By Sharat Pradhan, IANS,
Lucknow : Two senior officials of the State Bank of India (SBI) were summoned earlier this week by the union finance ministry and the parliamentary committee on banking in connection with the fake currency racket in Uttar Pradesh, official sources said.
Shiv Kumar, Uttar Pradesh chief general manager, was asked to explain how a cashier of the bank’s tiny Domariyaganj branch could carry out a multi-crore fake currency racket all alone.
Kumar was accompanied by O.P.Bhatt, SBI chairman.
According to finance ministry sources, Kumar was asked why Sudhakar Tripathi – the cashier who is the main suspect in the case – was allowed to continue at the same post for nearly 18 years.
Kumar has been in Lucknow for four years and reportedly his attention was earlier drawn to the fishy goings-on in the Domariyaganj currency chest.
“We have reason to believe that Tripathi enjoyed the patronage of some high-ups in the bank who allowed him to have a field day in Domariyaganj,” remarked a senior ministry official.
Kumar remained evasive. “The matter is under investigation, so I am not going to give you anything on the issue. I cannot even tell you how much currency has so far been found to be fake,” he told IANS.
He also declined to explain why he did not visit Domariyaganj when suspicions about the racket were aroused earlier. “No comments,” was his flat reply.

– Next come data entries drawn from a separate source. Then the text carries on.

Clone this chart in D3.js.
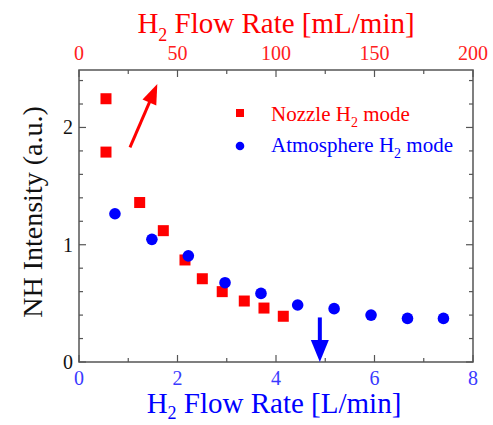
<!DOCTYPE html>
<html><head><meta charset="utf-8">
<script src="https://cdn.jsdelivr.net/npm/d3@7"></script>
<style>body{margin:0;background:#fff}svg{display:block;font-family:"Liberation Serif","Times New Roman",serif}</style>
</head><body><svg id="c" width="493" height="425"></svg>
<script>
// Data (bottom axis L/min, top axis mL/min)
const nozzleFlow = [13.7, 13.7, 30.8, 42.8, 53.8, 62.6, 72.7, 83.9, 93.9, 103.7]; // mL/min (top axis)
const nozzleNH   = [2.245, 1.79, 1.36, 1.12, 0.87, 0.71, 0.60, 0.52, 0.46, 0.39];
const atmFlow    = [0.73, 1.48, 2.22, 2.965, 3.695, 4.44, 5.18, 5.93, 6.67, 7.40]; // L/min (bottom axis)
const atmNH      = [1.264, 1.046, 0.905, 0.676, 0.585, 0.486, 0.455, 0.40, 0.372, 0.372];
const bottomTicks = [0, 2, 4, 6, 8];
const topTicks = [0, 50, 100, 150, 200];
const yTicks = [0, 1, 2];
const redArrow = {x1: 1.035, y1: 1.83, x2: 1.59, y2: 2.37};   // in L/min, a.u.
const blueArrow = {x1: 4.89, y1: 0.38, x2: 4.89, y2: 0.0};

const svg = d3.select("#c");
const L = 79, R = 473, T = 70, B = 362;
const x = d3.scaleLinear().domain([0, 8]).range([L, R]);
const xTop = d3.scaleLinear().domain([0, 200]).range([L, R]);
const y = d3.scaleLinear().domain([0, 2.49]).range([B, T]);
const RED = "#ff0000", BLUE = "#0000ff", AX = "#555";

// frame
svg.append("rect").attr("x", L).attr("y", T).attr("width", R - L).attr("height", B - T)
  .attr("fill", "none").attr("stroke", AX).attr("stroke-width", 1.5);

// inward ticks
const g = svg.append("g").attr("stroke", AX).attr("stroke-width", 1.2);
d3.range(0, 8.01, 1).forEach((v, i) => {
  const len = i % 2 === 0 ? 7 : 4;
  g.append("line").attr("x1", x(v)).attr("x2", x(v)).attr("y1", B).attr("y2", B - len);
});
d3.range(0, 200.1, 25).forEach((v, i) => {
  const len = i % 2 === 0 ? 7 : 4;
  g.append("line").attr("x1", xTop(v)).attr("x2", xTop(v)).attr("y1", T).attr("y2", T + len);
});
d3.range(0, 2.41, 0.2).forEach(v => {
  const major = Math.abs(v - Math.round(v)) < 1e-6;
  const len = major ? 7 : 4;
  g.append("line").attr("x1", L).attr("x2", L + len).attr("y1", y(v)).attr("y2", y(v));
  g.append("line").attr("x1", R).attr("x2", R - len).attr("y1", y(v)).attr("y2", y(v));
});

// tick labels
svg.selectAll(".bt").data(bottomTicks).join("text").attr("x", d => x(d)).attr("y", 385)
  .attr("text-anchor", "middle").attr("font-size", 20).attr("fill", "#3a3aff").text(d => d);
svg.selectAll(".tt").data(topTicks).join("text").attr("x", d => xTop(d)).attr("y", 60)
  .attr("text-anchor", "middle").attr("font-size", 20).attr("fill", "#ff2020").text(d => d);
svg.selectAll(".yt").data(yTicks).join("text").attr("x", 73).attr("y", d => y(d) + 7)
  .attr("text-anchor", "end").attr("font-size", 20).attr("fill", "#111").text(d => d);

// titles
function h2title(sel, xx, yy, rest, color, size, sub) {
  const t = sel.append("text").attr("x", xx).attr("y", yy).attr("text-anchor", "middle")
    .attr("font-size", size).attr("fill", color);
  t.append("tspan").text("H");
  t.append("tspan").attr("font-size", size * 0.62).attr("dy", size * sub).text("2");
  t.append("tspan").attr("dy", -size * sub).text(rest);
  return t;
}
h2title(svg, 276, 33, " Flow Rate [mL/min]", RED, 29, 0.28);
h2title(svg, 274, 413, " Flow Rate [L/min]", BLUE, 29, 0.2);
svg.append("text").attr("transform", "translate(42,212) rotate(-90)").attr("text-anchor", "middle")
  .attr("font-size", 28).attr("fill", "#111").text("NH Intensity (a.u.)");

// data
const s = 11;
svg.selectAll(".sq").data(nozzleFlow.map((f, i) => [f, nozzleNH[i]])).join("rect")
  .attr("x", d => xTop(d[0]) - s / 2).attr("y", d => y(d[1]) - s / 2)
  .attr("width", s).attr("height", s).attr("fill", RED);
svg.selectAll(".ci").data(atmFlow.map((f, i) => [f, atmNH[i]])).join("circle")
  .attr("cx", d => x(d[0])).attr("cy", d => y(d[1])).attr("r", 5.8).attr("fill", BLUE);

// arrows
function arrow(a, color, w, hl, hw) {
  const x1 = x(a.x1), y1 = y(a.y1), x2 = x(a.x2), y2 = y(a.y2);
  const dx = x2 - x1, dy = y2 - y1, len = Math.hypot(dx, dy), ux = dx / len, uy = dy / len;
  const bx = x2 - ux * hl, by = y2 - uy * hl;
  svg.append("line").attr("x1", x1).attr("y1", y1).attr("x2", bx + ux * 2).attr("y2", by + uy * 2)
    .attr("stroke", color).attr("stroke-width", w);
  svg.append("path").attr("d", `M${x2},${y2}L${bx - uy * hw / 2},${by + ux * hw / 2}L${bx + uy * hw / 2},${by - ux * hw / 2}Z`)
    .attr("fill", color);
}
arrow(redArrow, RED, 3, 20, 15);
arrow(blueArrow, BLUE, 4, 22, 18);

// legend
svg.append("rect").attr("x", 236).attr("y", 109).attr("width", 8).attr("height", 8).attr("fill", RED);
svg.append("circle").attr("cx", 240).attr("cy", 146).attr("r", 4.3).attr("fill", BLUE);
const lt1 = svg.append("text").attr("x", 271).attr("y", 121).attr("font-size", 21).attr("fill", RED);
lt1.append("tspan").text("Nozzle H");
lt1.append("tspan").attr("font-size", 14).attr("dy", 6).text("2");
lt1.append("tspan").attr("dy", -6).text(" mode");
const lt2 = svg.append("text").attr("x", 271).attr("y", 152).attr("font-size", 21).attr("fill", BLUE);
lt2.append("tspan").text("Atmosphere H");
lt2.append("tspan").attr("font-size", 14).attr("dy", 6).text("2");
lt2.append("tspan").attr("dy", -6).text(" mode");
</script></body></html>
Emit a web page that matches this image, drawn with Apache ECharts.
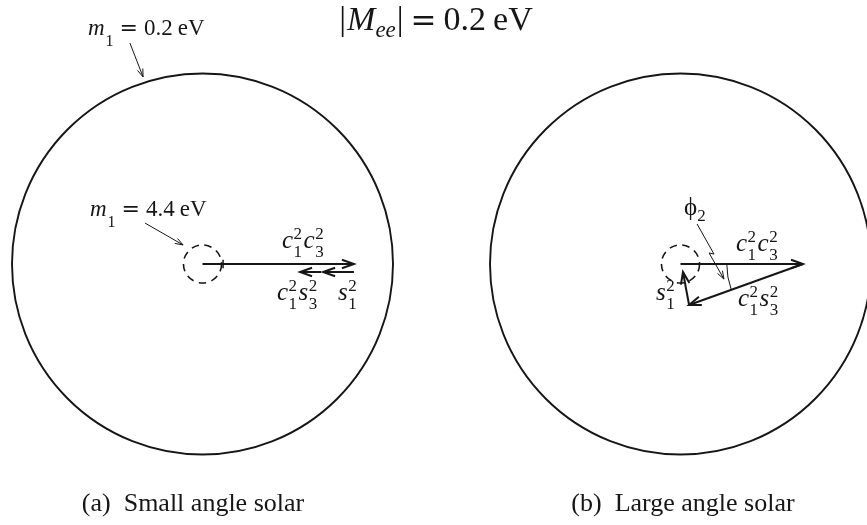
<!DOCTYPE html>
<html><head><meta charset="utf-8">
<script src="https://cdn.jsdelivr.net/npm/echarts@6/dist/echarts.min.js"></script>
<style>html,body{margin:0;padding:0;background:#fff}#c{width:867px;height:525px}</style>
</head><body><div id="c"></div>
<script>
// ---------- data (unit = radius of the outer circle of each panel) ----------
const panelCaptions = ['(a)  Small angle solar', '(b)  Large angle solar'];
const outerRadius = [1, 1];      // m1 = 0.2 eV circle
const innerRadius = [0.1, 0.1];  // m1 = 4.4 eV circle
// amplitude vectors [x0, y0, x1, y1]
const vectorsA = [
  [0, 0, 0.795, 0],               // c1^2 c3^2
  [0.795, -0.042, 0.633, -0.042], // s1^2
  [0.622, -0.042, 0.512, -0.042]  // c1^2 s3^2
];
const vectorsB = [
  [0, 0, 0.643, 0],               // c1^2 c3^2
  [0.643, 0, 0.045, -0.215],      // c1^2 s3^2
  [0.045, -0.215, 0.013, -0.042]  // s1^2
];
const tickA = [0.108];
const phaseArcRadiusB = [0.4];

// ---------- helpers ----------
const INK = '#161616';
const FAM = '"Liberation Serif","Times New Roman",serif';
const mctx = document.createElement('canvas').getContext('2d');
function tw(t, f) { mctx.font = f; return mctx.measureText(t).width; }
function font(size, it, fam) { return (it ? 'italic ' : '') + size + 'px ' + (fam || FAM); }
function txt(x, baseline, text, f, size) {
  return { type: 'text', x: x, y: baseline - 0.3375 * size, silent: true,
    style: { text: text, font: f, fill: INK, textAlign: 'left', textVerticalAlign: 'middle', align: 'left', verticalAlign: 'middle' } };
}
function math(x, baseline, runs) {
  const els = []; let cx = x;
  runs.forEach(r => {
    if (r.stack) {
      const f = font(r.s, false);
      els.push(txt(cx, baseline - r.up, r.stack[0], f, r.s));
      els.push(txt(cx, baseline + r.down, r.stack[1], f, r.s));
      cx += Math.max(tw(r.stack[0], f), tw(r.stack[1], f)) + (r.gap || 0);
    } else {
      const f = font(r.s, r.it, r.fam);
      els.push(txt(cx, baseline + (r.dy || 0), r.t, f, r.s));
      cx += tw(r.t, f) + (r.gap || 0);
    }
  });
  return { els: els, width: cx - x };
}
function prod(a, b, sa, sb) {
  return [
    { t: a, s: 25, it: true, gap: 0.5 }, { stack: ['2', sa], s: 17, up: 10, down: 8, gap: 1.5 },
    { t: b, s: 25, it: true, gap: 0.5 }, { stack: ['2', sb], s: 17, up: 10, down: 8 }
  ];
}
function single(a, sa) {
  return [{ t: a, s: 25, it: true, gap: 0.5 }, { stack: ['2', sa], s: 17, up: 10, down: 8 }];
}
function massLabel(val) {
  return [
    { t: 'm', s: 23, it: true, gap: 1 }, { t: '1', s: 16, dy: 10, gap: 6 },
    { t: '=', s: 22, fam: '"DejaVu Serif",serif', gap: 6 },
    { t: val, s: 23, gap: 5 }, { t: 'eV', s: 23 }
  ];
}
function head(p0, p1, L, W) {
  const dx = p1[0] - p0[0], dy = p1[1] - p0[1], len = Math.hypot(dx, dy);
  const ux = dx / len, uy = dy / len, px = -uy, py = ux;
  return [[p1[0] - L * ux + W * px, p1[1] - L * uy + W * py], p1, [p1[0] - L * ux - W * px, p1[1] - L * uy - W * py]];
}
function arrowEls(pts, lw, L, W) {
  const n = pts.length;
  return [
    { type: 'polyline', shape: { points: pts }, style: { fill: 'none', stroke: INK, lineWidth: lw, lineJoin: 'miter' } },
    { type: 'polyline', shape: { points: head(pts[n - 2], pts[n - 1], L, W) }, style: { fill: 'none', stroke: INK, lineWidth: lw, lineJoin: 'miter' } }
  ];
}

function makeRender(k) {
  return function (params, api) {
    const ch = [];
    const c = api.coord([0, 0]);
    const R = api.size([outerRadius[k], 0])[0];
    const r = api.size([innerRadius[k], 0])[0];
    ch.push({ type: 'circle', shape: { cx: c[0], cy: c[1], r: R }, style: { fill: 'none', stroke: INK, lineWidth: 1.9 } });
    ch.push({ type: 'circle', shape: { cx: c[0], cy: c[1], r: r }, style: { fill: 'none', stroke: INK, lineWidth: 1.6, lineDash: [7.5, 5.5] } });
    const vecs = k === 0 ? vectorsA : vectorsB;
    vecs.forEach(v => {
      ch.push(...arrowEls([api.coord([v[0], v[1]]), api.coord([v[2], v[3]])], 2, 12, 4.3));
    });
    if (k === 0) {
      const t0 = api.coord([tickA[0], 0.022]), t1 = api.coord([tickA[0], -0.022]);
      ch.push({ type: 'line', shape: { x1: t0[0], y1: t0[1], x2: t1[0], y2: t1[1] }, style: { stroke: INK, lineWidth: 1.5 } });
      ch.push(...arrowEls([api.coord([-0.381, 1.160]), api.coord([-0.312, 0.982])], 1, 8, 2.8));
      ch.push(...arrowEls([api.coord([-0.302, 0.215]), api.coord([-0.102, 0.100])], 1, 8, 2.8));
    } else {
      const v = vectorsB[1];
      const vtx = api.coord([v[0], v[1]]), end = api.coord([v[2], v[3]]);
      const ang = Math.atan2(end[1] - vtx[1], end[0] - vtx[0]);
      const ar = api.size([phaseArcRadiusB[0], 0])[0];
      ch.push({ type: 'arc', shape: { cx: vtx[0], cy: vtx[1], r: ar, startAngle: ang, endAngle: Math.PI, clockwise: true }, style: { fill: 'none', stroke: INK, lineWidth: 1 } });
      ch.push(...arrowEls([api.coord([0.087, 0.210]), api.coord([0.176, 0.052]), api.coord([0.150, 0.058]), api.coord([0.228, -0.079])], 1, 8, 2.8));
    }
    return { type: 'group', children: ch };
  };
}

// ---------- texts ----------
const g = [];
function place(x, baseline, runs, center) {
  const m = math(0, 0, runs);
  const x0 = center ? x - m.width / 2 : x;
  math(x0, baseline, runs).els.forEach(e => g.push(e));
}
place(436, 33, [
  { t: '|', s: 34, gap: 1 }, { t: 'M', s: 34, it: true, gap: 0 }, { t: 'ee', s: 23, it: true, dy: 6, gap: 1 },
  { t: '|', s: 34, gap: 7 }, { t: '=', s: 31, fam: '"DejaVu Serif",serif', gap: 7 }, { t: '0.2', s: 34, gap: 7 }, { t: 'eV', s: 34 }
], true);
place(88, 37, massLabel('0.2'));
place(90, 218, massLabel('4.4'));
place(282, 250, prod('c', 'c', '1', '3'));
place(277, 302, prod('c', 's', '1', '3'));
place(338, 302, single('s', '1'));
place(684, 217, [{ t: 'ϕ', s: 25, fam: '"Liberation Serif","DejaVu Serif",serif', gap: 0 }, { t: '2', s: 17, dy: 5 }]);
place(736, 253, prod('c', 'c', '1', '3'));
place(738, 308, prod('c', 's', '1', '3'));
place(656, 302, single('s', '1'));
place(193, 513, [{ t: panelCaptions[0], s: 26 }], true);
place(683, 513, [{ t: panelCaptions[1], s: 26 }], true);

const chart = echarts.init(document.getElementById('c'), null, { renderer: 'canvas' });
const axisCommon = { type: 'value', min: -1, max: 1, show: false };
chart.setOption({
  animation: false,
  backgroundColor: '#ffffff',
  grid: [
    { left: 12, top: 73.5, width: 381, height: 381, outerBoundsMode: 'none' },
    { left: 490, top: 73.5, width: 381, height: 381, outerBoundsMode: 'none' }
  ],
  xAxis: [Object.assign({ gridIndex: 0 }, axisCommon), Object.assign({ gridIndex: 1 }, axisCommon)],
  yAxis: [Object.assign({ gridIndex: 0 }, axisCommon), Object.assign({ gridIndex: 1 }, axisCommon)],
  series: [
    { type: 'custom', xAxisIndex: 0, yAxisIndex: 0, data: [[0, 0]], renderItem: makeRender(0), silent: true, clip: false },
    { type: 'custom', xAxisIndex: 1, yAxisIndex: 1, data: [[0, 0]], renderItem: makeRender(1), silent: true, clip: false }
  ],
  graphic: { elements: g }
});
</script></body></html>
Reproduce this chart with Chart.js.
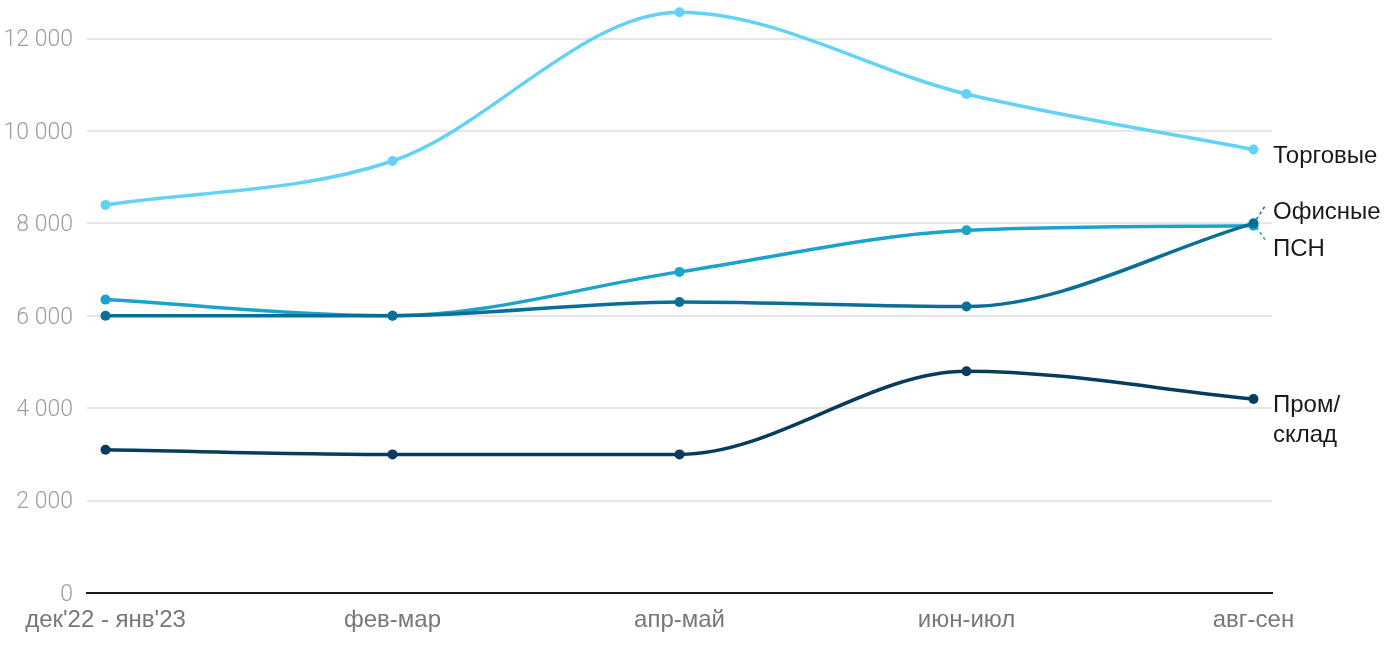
<!DOCTYPE html>
<html>
<head>
<meta charset="utf-8">
<script src="https://cdn.jsdelivr.net/npm/chart.js@4"></script>
<style>
  html, body { margin:0; padding:0; background:#fff; }
  #wrap { width:1400px; height:650px; position:relative; }
</style>
</head>
<body>
<div id="wrap"><canvas id="c"></canvas></div>
<script>
// периоды и значения
const periods  = ["дек'22 - янв'23", 'фев-мар', 'апр-май', 'июн-июл', 'авг-сен'];
const trade    = [8400, 9350, 12570, 10800, 9600];
const office   = [6350, 6000, 6950, 7850, 7950];
const psn      = [6000, 6000, 6300, 6200, 8000];
const industry = [3100, 3000, 3000, 4800, 4200];
const yTicks   = [0, 2000, 4000, 6000, 8000, 10000, 12000];

const COL = { trade:'#62d2f7', office:'#1ba3cc', psn:'#0a6f96', industry:'#063d5e' };

const fmt = v => String(v).replace(/\B(?=(\d{3})+(?!\d))/g, ' ');
const pts = arr => arr.map((v, i) => ({ x: i, y: v }));

function ds(label, arr, color, extra) {
  return Object.assign({
    label, data: pts(arr), borderColor: color, backgroundColor: color,
    borderWidth: 3.5, pointRadius: 5, pointHoverRadius: 5, pointBorderWidth: 0,
    cubicInterpolationMode: 'monotone', clip: false
  }, extra || {});
}

// подписи справа от последних точек
const endLabels = {
  id: 'endLabels',
  afterDatasetsDraw(chart) {
    const { ctx } = chart;
    const xs = chart.scales.x, ys = chart.scales.y;
    const px = xs.getPixelForValue(4);
    const x0 = 1273;
    ctx.save();
    ctx.font = '24px "Liberation Sans", Arial';
    ctx.fillStyle = '#1a1a1a';
    ctx.textBaseline = 'middle';
    ctx.textAlign = 'left';
    ctx.fillText('Торговые', x0, ys.getPixelForValue(trade[4]) + 7);
    const py = ys.getPixelForValue(psn[4]);
    ctx.fillText('Офисные', x0, py - 11);
    ctx.fillText('ПСН', x0, py + 26);
    const pi = ys.getPixelForValue(industry[4]);
    ctx.fillText('Пром/', x0, pi + 6);
    ctx.fillText('склад', x0, pi + 36);
    // пунктирные выноски
    ctx.lineWidth = 1.5;
    ctx.setLineDash([3, 3]);
    ctx.strokeStyle = COL.psn;
    ctx.beginPath(); ctx.moveTo(px + 3, py - 4); ctx.lineTo(px + 12, py - 18); ctx.stroke();
    ctx.strokeStyle = COL.office;
    ctx.beginPath(); ctx.moveTo(px + 3, py + 4); ctx.lineTo(px + 12, py + 17); ctx.stroke();
    ctx.restore();
  }
};

new Chart(document.getElementById('c'), {
  type: 'line',
  data: {
    // первый датасет рисуется поверх остальных
    datasets: [
      ds('ПСН', psn, COL.psn),
      ds('Офисные', office, COL.office),
      ds('Торговые', trade, COL.trade),
      ds('Пром/склад', industry, COL.industry)
    ]
  },
  options: {
    responsive: true, maintainAspectRatio: false, animation: false,
    layout: { padding: { top: 0, right: 128, bottom: 0, left: 0 } },
    plugins: { legend: { display: false }, tooltip: { enabled: false } },
    scales: {
      x: {
        type: 'linear', min: -0.0645, max: 4.0645,
        afterBuildTicks: s => { s.ticks = periods.map((p, i) => ({ value: i })); },
        afterFit: s => { s.height = 57; s.paddingLeft = 0; s.paddingRight = 0; },
        grid: { display: false, drawTicks: false },
        border: { display: true, color: '#1a1a1a', width: 2 },
        ticks: { color: '#777', font: { family: '"Liberation Sans", Arial', size: 24 }, padding: 13, maxRotation: 0, autoSkip: false,
                 callback: v => periods[v] }
      },
      y: {
        min: 0, max: 12726,
        afterBuildTicks: s => { s.ticks = yTicks.map(v => ({ value: v })); },
        afterFit: s => { s.width = 87; s.paddingTop = 0; s.paddingBottom = 0; },
        grid: { color: ctx => ctx.tick && ctx.tick.value === 0 ? 'rgba(0,0,0,0)' : '#e6e6e6', lineWidth: 2, drawTicks: false },
        border: { display: false },
        ticks: { color: '#9e9e9e', font: { family: 'Roboto', size: 23, weight: 300 }, padding: 14, labelOffset: 2, callback: v => fmt(v) }
      }
    }
  },
  plugins: [endLabels]
});
</script>
</body>
</html>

Currently in police custody, Tripathi was identified as the alleged kingpin in the scam that involved clandestine replacement of genuine notes by fakes in the bank’s currency chest.
The chest was the storehouse for all currency received from the Reserve Bank of India (RBI) for all banks in Domariyaganj town in Basti district close to the India-Nepal border.
The unearthing of the scam has its roots in last month’s arrest of four people with wads of fake currency notes in the little town.
“Sustained interrogation of Abid Sheikh alias ‘Pundit’, who was among the arrested people, gave our cops the leads to SBI bank cashier Sudhakar Tripathi,” Brij Lal, state additional director general of police told IANS here.
Lal does not rule out the involvement of more people, including some Reserve Bank of India (RBI) officials, in the scam.
He said: “I am told that RBI is supposed to carry out inspection and scanning of all currency chests every six months. If such an inspection was carried out in the proper prescribed manner, I am sure that a fake currency scam of this magnitude would have been detected.”
“After all, so many crores (tens of millions) worth of fake notes could not have been replaced from the currency chest overnight,” he said.
He was also critical of SBI big-wigs for their “non-cooperation” in the matter.
Meanwhile, the Central Bureau of Investigation (CBI), that was already investigating another fake currency scam, was yet to take over the case from the state police.
The Uttar Pradesh government had shot off a letter to the central government in this regard about ten days ago.